Sunday, July 28, 2013

'Tis the Season

As investors grow more familiar with the companies in their portfolios, there's a few times a year that build near Christmas-like anticipation: earnings season.

Companies typically report their earnings quarterly. Since they have to get their financial statements audited, checked, and re-checked, there's a slight lag between the end of the quarter (generally the last day of the months of March, June, September, and December) and when earnings are actually reported, so they typically are announced in April, July, October, and January. This is not to say that all companies report during these periods; companies can make up their own fiscal quarters and years if they wish.

Public company earnings are reported, well, publicly. The company CEO or other top management will hold a conference call with investment bankers and institutional investors, and tell them everything the company sold and earned during the quarter. Bankers and investors can ask questions on the call, which can get intense if the company delivers bad news. Retail investors like yourselves can listen to these calls as well, as they might linked to the company's stock listing on Google Finance.

Traditionally, Alcoa, the aluminum producer, is the first company to report, kicking off earnings season for public companies. Investment analysts cling to the company's every word, as they believe that a pattern in Alcoa's reporting may be repeated by other companies, even if they're in a different industry. For example, if Alcoa's earnings go down, and the decline is related to a slowing in construction of homes, analysts can extrapolate that other parts of the economy might slow down, too, from related industries like home improvement retailers (such as Home Depot) or seemingly unrelated ones like PepsiCo (can't forget what sodas come in!).

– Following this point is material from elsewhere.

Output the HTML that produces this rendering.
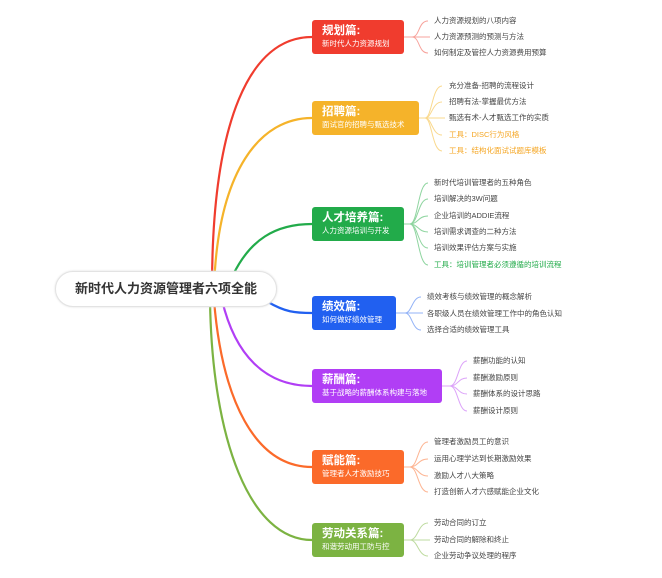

To that end, earnings season also gives investors an idea of the condition of the overall economy. If companies' earnings are falling across the board, it is likely a sign that consumers are not spending, probably because they can't afford to. If earnings are growing, then the economy is likely on a good curve, going up.

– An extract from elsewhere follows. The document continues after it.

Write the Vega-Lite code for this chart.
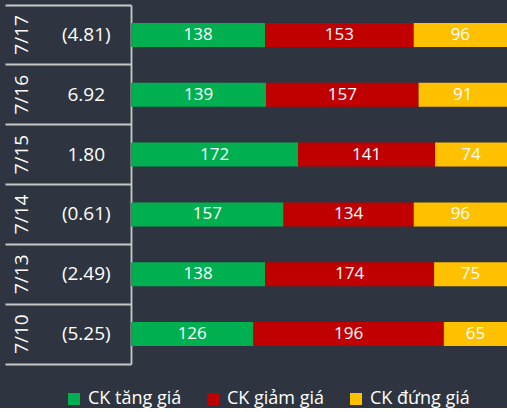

Investors also use a company's earnings announcements to try to predict what's to come in the company's future. For example, Apple's third quarter earnings were announced last week, on July 23. (Click here if you don't have Wall Street Journal access.) The company announced that sales of the iPhone had grown 20% over the past year, but iPad sales dropped 14%. Revenue was basically flat and profits declined 22%. From this information, investors might gather that Apple -- historically an extremely innovative company -- may be losing its edge, especially to competitors like Samsung. Investors show displeasure with earnings results by selling the company's stock, but they didn't sell off Apple very much, showing that they still believe the company can recover.

One thing to note during earnings reports is source, and quality, of earnings. The best reports come from increases in revenues, which lead to increases in net income (profit, or earnings). What we're seeing now overall is companies whose revenues are staying the same, but profits are increasing. This is still good, but could be better. The increase in profits here is coming from decreases in expenses; companies may be cutting back on spending on supplies or even salaries (layoffs!) to save money. This will result in an increase in earnings, but investors want to see growth, not just cost cutting.

While it's not good to obsess or make snap judgments based on one earning's report, I believe that retail investors should pay attention to these announcements and listen to the calls, if possible. If anything, they're a great way to learn more about the company, the closest to an insider's view many of us will ever get. But remember to keep the big picture in the mind: what's going on with the company's competitors? What's going on with the overall economy? In times like these, those questions -- especially the latter -- matter more than anything.